-- What is asked --
Print the listing as it stands, omitting all images.

-- Supplied material --

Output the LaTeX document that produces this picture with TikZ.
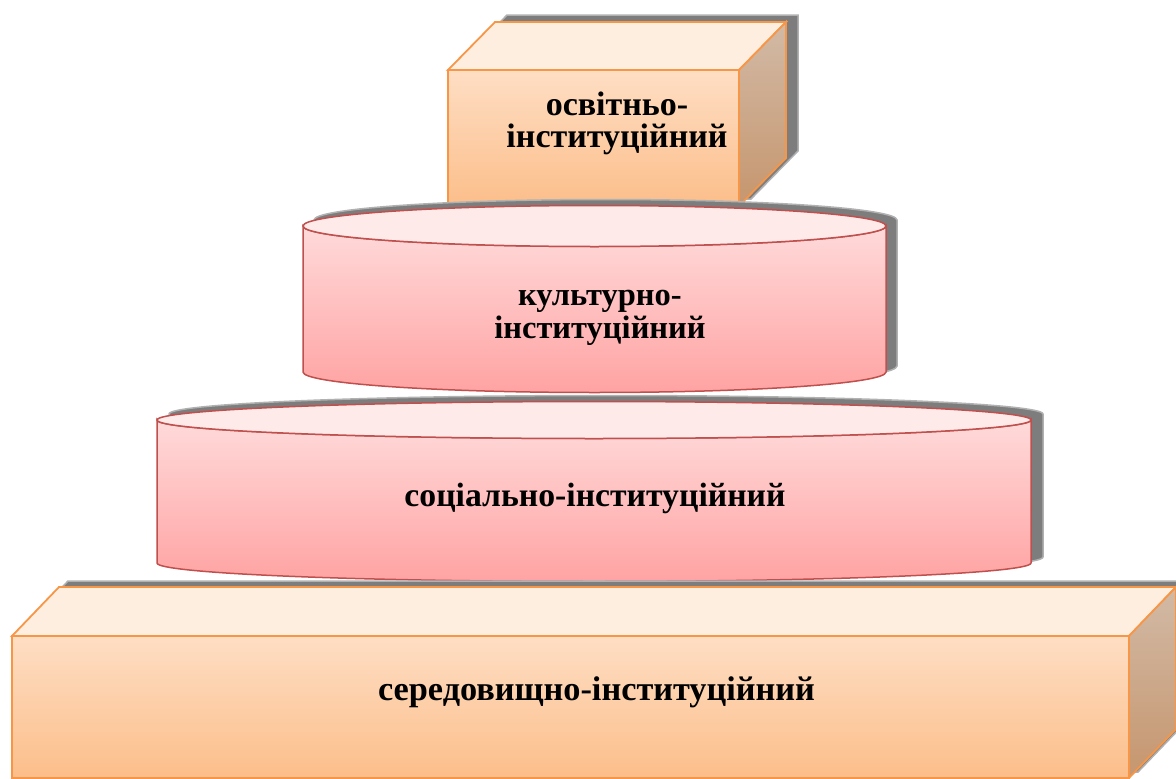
\documentclass[tikz,border=0pt]{standalone}
\usepackage{fontspec}
\setmainfont{Liberation Serif}
\begin{document}
\begin{tikzpicture}[x=1pt,y=-1pt]
\definecolor{edgeO}{RGB}{247,150,70}
\definecolor{edgeR}{RGB}{192,80,77}
\definecolor{topO}{RGB}{254,238,224}
\definecolor{frontOt}{RGB}{254,222,196}
\definecolor{frontOb}{RGB}{252,190,138}
\definecolor{sideOt}{RGB}{210,186,166}
\definecolor{sideOb}{RGB}{198,150,110}
\definecolor{topR}{RGB}{255,234,234}
\definecolor{sideRt}{RGB}{255,218,218}
\definecolor{sideRb}{RGB}{255,163,163}
\definecolor{shad}{RGB}{125,125,125}
\tikzset{
  shadowfill/.style={fill=shad,draw=shad!60,line width=1.5pt},
  oedge/.style={draw=edgeO,line width=1.8pt,line join=miter},
  redge/.style={draw=edgeR,line width=1.5pt},
  lbl/.style={font=\bfseries,inner sep=0pt,align=center,text=black}
}
\useasboundingbox (0,0) rectangle (1176,779);
\fill[white] (0,0) rectangle (1176,779);

% ---------- cube (top) ----------
\fill[shadowfill,shift={(12,-7)}] (448,70) -- (495,22) -- (786,22) -- (786,158) -- (739,206) -- (448,206) -- cycle;
\path[oedge,top color=frontOt,bottom color=frontOb] (448,70) rectangle (739,206);
\path[oedge,fill=topO] (448,70) -- (495,22) -- (786,22) -- (739,70) -- cycle;
\path[oedge,top color=sideOt,bottom color=sideOb] (739,70) -- (786,22) -- (786,158) -- (739,206) -- cycle;
\node[lbl,font=\bfseries\fontsize{34}{32}\selectfont] (t1) at (617,123) {освітньо-\\інституційний};

% ---------- upper cylinder ----------
\fill[shadowfill,shift={(11,-6)}] (303,226) -- (303,372) arc[start angle=180,end angle=0,x radius=291.5,y radius=20.5] -- (886,226) arc[start angle=0,end angle=-180,x radius=291.5,y radius=20.5] -- cycle;
\path[redge,top color=sideRt,bottom color=sideRb] (303,226) -- (303,372) arc[start angle=180,end angle=0,x radius=291.5,y radius=20.5] -- (886,226) arc[start angle=0,end angle=180,x radius=291.5,y radius=20.5] -- cycle;
\path[redge,fill=topR] (594.5,226) ellipse[x radius=291.5,y radius=20.5];
\node[lbl,font=\bfseries\fontsize{32.5}{33}\selectfont] (t2) at (600,317.5) {культурно-\\інституційний};

% ---------- lower cylinder ----------
\fill[shadowfill,shift={(12,-6)}] (157,420) -- (157,563) arc[start angle=180,end angle=0,x radius=437,y radius=18.5] -- (1031,420) arc[start angle=0,end angle=-180,x radius=437,y radius=18.5] -- cycle;
\path[redge,top color=sideRt,bottom color=sideRb] (157,420) -- (157,563) arc[start angle=180,end angle=0,x radius=437,y radius=18.5] -- (1031,420) arc[start angle=0,end angle=180,x radius=437,y radius=18.5] -- cycle;
\path[redge,fill=topR] (594,420) ellipse[x radius=437,y radius=18.5];
\node[lbl,anchor=base,font=\bfseries\fontsize{33.7}{36}\selectfont] (t3) at (595,506) {соціально-інституційний};

% ---------- bottom box ----------
\fill[shadowfill,shift={(9,-6)}] (12,636) -- (59,587) -- (1176,587) -- (1176,729) -- (1129,778) -- (12,778) -- cycle;
\path[oedge,top color=frontOt,bottom color=frontOb] (12,636) rectangle (1129,778);
\path[oedge,fill=topO] (12,636) -- (59,587) -- (1176,587) -- (1129,636) -- cycle;
\path[oedge,top color=sideOt,bottom color=sideOb] (1129,636) -- (1176,587) -- (1176,729) -- (1129,778) -- cycle;
\node[lbl,anchor=base,font=\bfseries\fontsize{34.3}{36}\selectfont] (t4) at (596.5,700) {середовищно-інституційний};
\end{tikzpicture}
\end{document}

-- Written solution --
Output the LaTeX document that produces this picture with TikZ.
\documentclass[tikz,border=0pt]{standalone}
\usepackage{fontspec}
\setmainfont{Liberation Serif}
\begin{document}
\begin{tikzpicture}[x=1pt,y=-1pt]
\definecolor{edgeO}{RGB}{247,150,70}
\definecolor{edgeR}{RGB}{192,80,77}
\definecolor{topO}{RGB}{254,238,224}
\definecolor{frontOt}{RGB}{254,222,196}
\definecolor{frontOb}{RGB}{252,190,138}
\definecolor{sideOt}{RGB}{210,186,166}
\definecolor{sideOb}{RGB}{198,150,110}
\definecolor{topR}{RGB}{255,234,234}
\definecolor{sideRt}{RGB}{255,218,218}
\definecolor{sideRb}{RGB}{255,163,163}
\definecolor{shad}{RGB}{125,125,125}
\tikzset{
  shadowfill/.style={fill=shad,draw=shad!60,line width=1.5pt},
  oedge/.style={draw=edgeO,line width=1.8pt,line join=miter},
  redge/.style={draw=edgeR,line width=1.5pt},
  lbl/.style={font=\bfseries,inner sep=0pt,align=center,text=black}
}
\useasboundingbox (0,0) rectangle (1176,779);
\fill[white] (0,0) rectangle (1176,779);

% ---------- cube (top) ----------
\fill[shadowfill,shift={(12,-7)}] (448,70) -- (495,22) -- (786,22) -- (786,158) -- (739,206) -- (448,206) -- cycle;
\path[oedge,top color=frontOt,bottom color=frontOb] (448,70) rectangle (739,206);
\path[oedge,fill=topO] (448,70) -- (495,22) -- (786,22) -- (739,70) -- cycle;
\path[oedge,top color=sideOt,bottom color=sideOb] (739,70) -- (786,22) -- (786,158) -- (739,206) -- cycle;
\node[lbl,font=\bfseries\fontsize{34}{32}\selectfont] (t1) at (617,123) {освітньо-\\інституційний};

% ---------- upper cylinder ----------
\fill[shadowfill,shift={(11,-6)}] (303,226) -- (303,372) arc[start angle=180,end angle=0,x radius=291.5,y radius=20.5] -- (886,226) arc[start angle=0,end angle=-180,x radius=291.5,y radius=20.5] -- cycle;
\path[redge,top color=sideRt,bottom color=sideRb] (303,226) -- (303,372) arc[start angle=180,end angle=0,x radius=291.5,y radius=20.5] -- (886,226) arc[start angle=0,end angle=180,x radius=291.5,y radius=20.5] -- cycle;
\path[redge,fill=topR] (594.5,226) ellipse[x radius=291.5,y radius=20.5];
\node[lbl,font=\bfseries\fontsize{32.5}{33}\selectfont] (t2) at (600,317.5) {культурно-\\інституційний};

% ---------- lower cylinder ----------
\fill[shadowfill,shift={(12,-6)}] (157,420) -- (157,563) arc[start angle=180,end angle=0,x radius=437,y radius=18.5] -- (1031,420) arc[start angle=0,end angle=-180,x radius=437,y radius=18.5] -- cycle;
\path[redge,top color=sideRt,bottom color=sideRb] (157,420) -- (157,563) arc[start angle=180,end angle=0,x radius=437,y radius=18.5] -- (1031,420) arc[start angle=0,end angle=180,x radius=437,y radius=18.5] -- cycle;
\path[redge,fill=topR] (594,420) ellipse[x radius=437,y radius=18.5];
\node[lbl,anchor=base,font=\bfseries\fontsize{33.7}{36}\selectfont] (t3) at (595,506) {соціально-інституційний};

% ---------- bottom box ----------
\fill[shadowfill,shift={(9,-6)}] (12,636) -- (59,587) -- (1176,587) -- (1176,729) -- (1129,778) -- (12,778) -- cycle;
\path[oedge,top color=frontOt,bottom color=frontOb] (12,636) rectangle (1129,778);
\path[oedge,fill=topO] (12,636) -- (59,587) -- (1176,587) -- (1129,636) -- cycle;
\path[oedge,top color=sideOt,bottom color=sideOb] (1129,636) -- (1176,587) -- (1176,729) -- (1129,778) -- cycle;
\node[lbl,anchor=base,font=\bfseries\fontsize{34.3}{36}\selectfont] (t4) at (596.5,700) {середовищно-інституційний};
\end{tikzpicture}
\end{document}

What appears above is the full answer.